Likewise, the answer to “Whatever your reason is, what percentage of people interested in AI risk agree with your claim about it for the reason that you do?” could potentially be "very low" even if a large percentage of people interested in AI risk would broadly accept that reason, or give it pretty high credence, because it might not be "the reason" they agree with that claim about it.

It's sort of like there might appear to be strong divergence of views in terms of the "frontrunner" argument, whereas approval voting would indicate that there's some subset of arguments that are pretty widely accepted. And that subset as a collective may be more important to people than the specific frontrunner they find most individually compelling.

Indeed, AI risk seems to me like precisely the sort of topic where I'd expect it to potentially make sense for people to find a variety of somewhat related, somewhat distinct arguments somewhat compelling, and not be 100% convinced by any of them, but still see them as adding up to good reason to pay significant attention to the risks. (I think that expectation of mine is very roughly based on how hard it is to predict the impacts of a new technology, but us having fairly good reason to believe that AI will eventually have extremely big impacts.)
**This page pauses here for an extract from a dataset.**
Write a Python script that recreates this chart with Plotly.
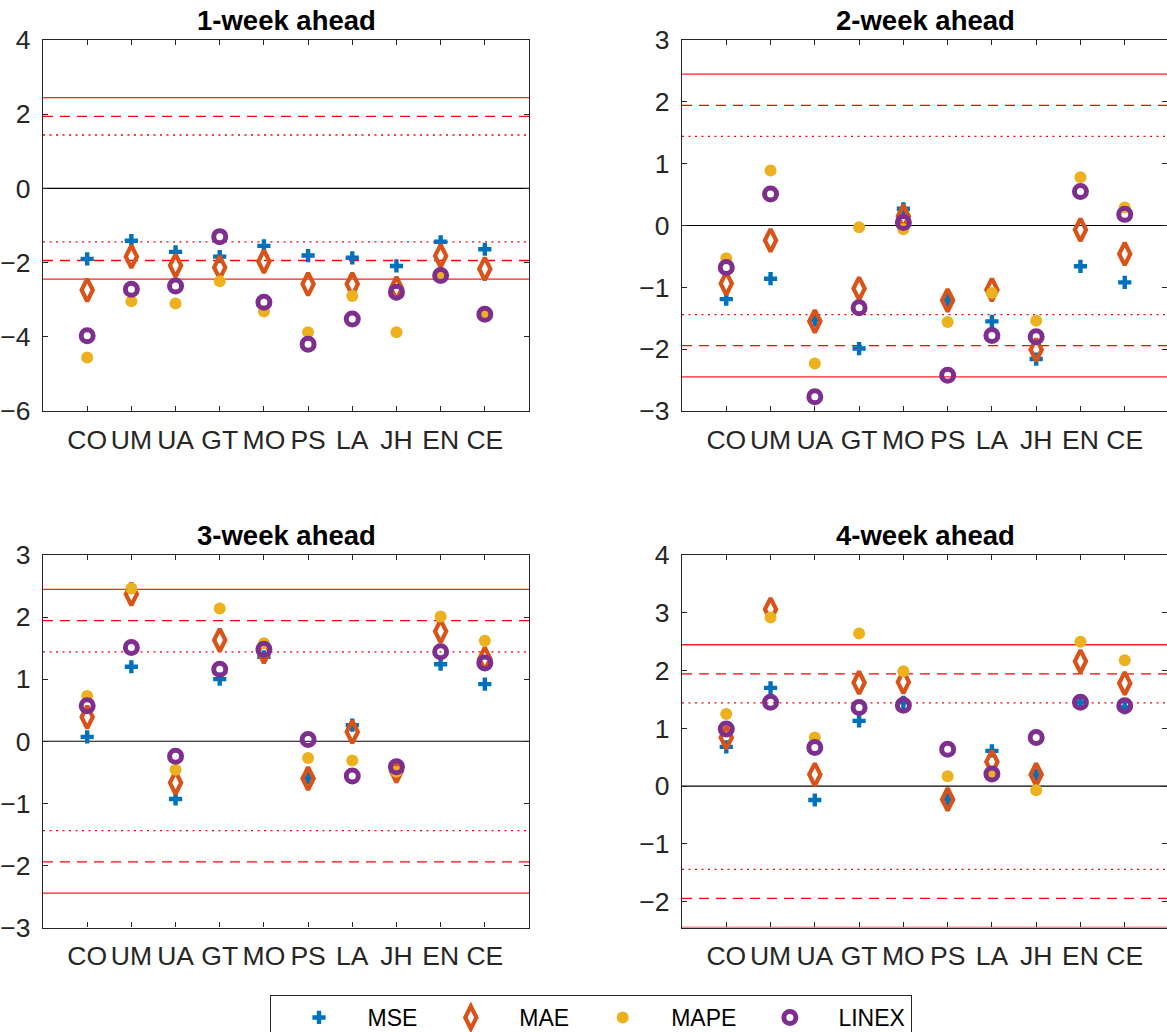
import plotly.graph_objects as go

# Forecast-comparison test statistics for ten models, four loss functions, four horizons
models = ["CO", "UM", "UA", "GT", "MO", "PS", "LA", "JH", "EN", "CE"]
horizons = ["1-week ahead", "2-week ahead", "3-week ahead", "4-week ahead"]

mse_1 = [-1.90, -1.41, -1.71, -1.84, -1.55, -1.81, -1.87, -2.09, -1.44, -1.64]
mae_1 = [-2.74, -1.84, -2.08, -2.13, -1.97, -2.58, -2.58, -2.69, -1.82, -2.17]
mape_1 = [-4.56, -3.04, -3.10, -2.50, -3.32, -3.88, -2.90, -3.88, -2.38, -3.33]
linex_1 = [-3.97, -2.72, -2.63, -1.30, -3.07, -4.20, -3.52, -2.80, -2.35, -3.39]

mse_2 = [-1.19, -0.86, -1.53, -1.99, 0.27, -1.21, -1.55, -2.16, -0.66, -0.92]
mae_2 = [-0.94, -0.24, -1.55, -1.02, 0.15, -1.21, -1.04, -2.01, -0.07, -0.46]
mape_2 = [-0.53, 0.89, -2.23, -0.03, -0.06, -1.56, -1.09, -1.54, 0.78, 0.29]
linex_2 = [-0.68, 0.51, -2.77, -1.33, 0.05, -2.42, -1.78, -1.80, 0.55, 0.18]

mse_3 = [0.07, 1.20, -0.93, 1.00, 1.36, -0.59, 0.26, -0.44, 1.24, 0.92]
mae_3 = [0.39, 2.37, -0.67, 1.63, 1.44, -0.60, 0.15, -0.48, 1.77, 1.33]
mape_3 = [0.73, 2.46, -0.46, 2.14, 1.58, -0.27, -0.31, -0.49, 2.01, 1.62]
linex_3 = [0.57, 1.51, -0.24, 1.16, 1.48, 0.03, -0.56, -0.41, 1.44, 1.26]

mse_4 = [0.68, 1.70, -0.24, 1.13, 1.45, -0.23, 0.61, 0.19, 1.45, 1.36]
mae_4 = [0.84, 3.06, 0.20, 1.79, 1.80, -0.23, 0.42, 0.20, 2.16, 1.78]
mape_4 = [1.25, 2.92, 0.84, 2.64, 1.99, 0.17, 0.21, -0.07, 2.50, 2.18]
linex_4 = [0.99, 1.45, 0.67, 1.36, 1.40, 0.64, 0.21, 0.84, 1.45, 1.39]

mse = [mse_1, mse_2, mse_3, mse_4]
mae = [mae_1, mae_2, mae_3, mae_4]
mape = [mape_1, mape_2, mape_3, mape_4]
linex = [linex_1, linex_2, linex_3, linex_4]

# Critical values (t distribution, 6 degrees of freedom)
crit_solid = 2.447
crit_dash = 1.943
crit_dot = 1.440

y_ranges = [[-6, 4], [-3, 3], [-3, 3], [-2.447, 4]]
y_ticks = [[-6, -4, -2, 0, 2, 4], [-3, -2, -1, 0, 1, 2, 3],
           [-3, -2, -1, 0, 1, 2, 3], [-2, -1, 0, 1, 2, 3, 4]]

W, H = 1167, 1032
FONT = "Liberation Sans"
TICK_FONT = "Liberation Sans Narrow, Liberation Sans"
AX_COLOR = "#262626"

# panel placement in pixels: (left, right, top, bottom)
left_x = (43, 529)
right_x = (682, 1167)
top_y = (40, 411)
bot_y = (555, 927.5)
panels = [(left_x, top_y), (right_x, top_y), (left_x, bot_y), (right_x, bot_y)]
# the right column is clipped by the page edge; keep the same x scale
x_full = 11.0
x_right_max = x_full * (1167 - 682) / (1169 - 682)

series = [
    ("MSE", mse, dict(symbol="cross", size=11, color="#0072BD", line=dict(width=0))),
    ("MAE", mae, dict(symbol="diamond-tall-open", size=16, color="#D95319",
                      line=dict(width=4.2, color="#D95319"))),
    ("MAPE", mape, dict(symbol="circle", size=12, color="#EDB120", line=dict(width=0))),
    ("LINEX", linex, dict(symbol="circle-open", size=12, color="#7E2F8E",
                          line=dict(width=5, color="#7E2F8E"))),
]

fig = go.Figure()
xpos = list(range(1, len(models) + 1))

for p in range(4):
    sfx = "" if p == 0 else str(p + 1)
    for name, data, marker in series:
        fig.add_trace(go.Scatter(
            x=xpos, y=data[p], mode="markers", name=name, marker=marker,
            xaxis="x" + sfx, yaxis="y" + sfx, showlegend=(p == 0),
            cliponaxis=False,
        ))

layout = dict(
    template="none",
    width=W, height=H, margin=dict(l=0, r=0, t=0, b=0, autoexpand=False),
    paper_bgcolor="white", plot_bgcolor="white",
    font=dict(family=FONT, size=25, color=AX_COLOR),
    showlegend=True,
    legend=dict(
        orientation="h", x=269.5 / W, xanchor="left", y=1 - 995 / H, yanchor="top",
        bordercolor=AX_COLOR, borderwidth=1, bgcolor="white",
        font=dict(family=FONT, size=23, color="black"), itemwidth=87,
    ),
)

shapes = []
annotations = []
for p, ((x0, x1), (y0, y1)) in enumerate(panels):
    sfx = "" if p == 0 else str(p + 1)
    xr = [0, x_right_max] if p in (1, 3) else [0, x_full]
    layout["xaxis" + sfx] = dict(
        domain=[x0 / W, x1 / W], range=xr, anchor="y" + sfx, automargin=False,
        tickmode="array", tickvals=xpos, ticktext=models,
        ticks="inside", ticklen=5, tickwidth=1, tickcolor=AX_COLOR,
        showline=True, linecolor=AX_COLOR, linewidth=1.3, mirror="ticks",
        showgrid=False, zeroline=False, ticklabelstandoff=5,
        tickfont=dict(family=TICK_FONT, size=26.5, color=AX_COLOR),
    )
    layout["yaxis" + sfx] = dict(
        domain=[1 - y1 / H, 1 - y0 / H], range=y_ranges[p], anchor="x" + sfx,
        automargin=False,
        tickmode="array", tickvals=y_ticks[p],
        ticks="inside", ticklen=5, tickwidth=1, tickcolor=AX_COLOR,
        showline=True, linecolor=AX_COLOR, linewidth=1.3, mirror="ticks",
        showgrid=False, zeroline=False, ticklabelstandoff=6,
        tickfont=dict(family=TICK_FONT, size=26.5, color=AX_COLOR),
    )
    xref = "x" + sfx + " domain"
    yref = "y" + sfx
    lines = [
        (0, "black", "solid", 1.2),
        (crit_solid, "#FF2020", "solid", 1.3), (-crit_solid, "#FF2020", "solid", 1.3),
        (crit_dash, "red", "10px,7px", 1.3), (-crit_dash, "red", "10px,7px", 1.3),
        (crit_dot, "red", "2px,4.5px", 1.3), (-crit_dot, "red", "2px,4.5px", 1.3),
    ]
    for yv, col, dash, w in lines:
        shapes.append(dict(type="line", xref=xref, yref=yref, x0=0, x1=1, y0=yv, y1=yv,
                           line=dict(color=col, width=w, dash=dash), layer="below"))
    annotations.append(dict(
        text=horizons[p], xref="paper", yref="paper",
        x=((left_x[0] + left_x[1]) / 2 if p in (0, 2) else (682 + 1169) / 2) / W,
        y=1 - (y0 - 20) / H, xanchor="center", yanchor="middle", showarrow=False,
        font=dict(family=FONT, size=27.5, color="black", weight="bold"),
    ))

layout["shapes"] = shapes
layout["annotations"] = annotations
fig.update_layout(**layout)
fig.write_html("out.html")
“Do you think your reason is unusual?” seems like it'd do a better job than the other question for revealing whether people really disagree strongly about the arguments for the views, rather than just about which particular argument seems strongest. But I'm still not certain it would do that. I think it'd be good to explicitly ask questions about what argument people find most compelling, and separately what arguments they see as substantially plausible and that inform their overall views at least somewhat.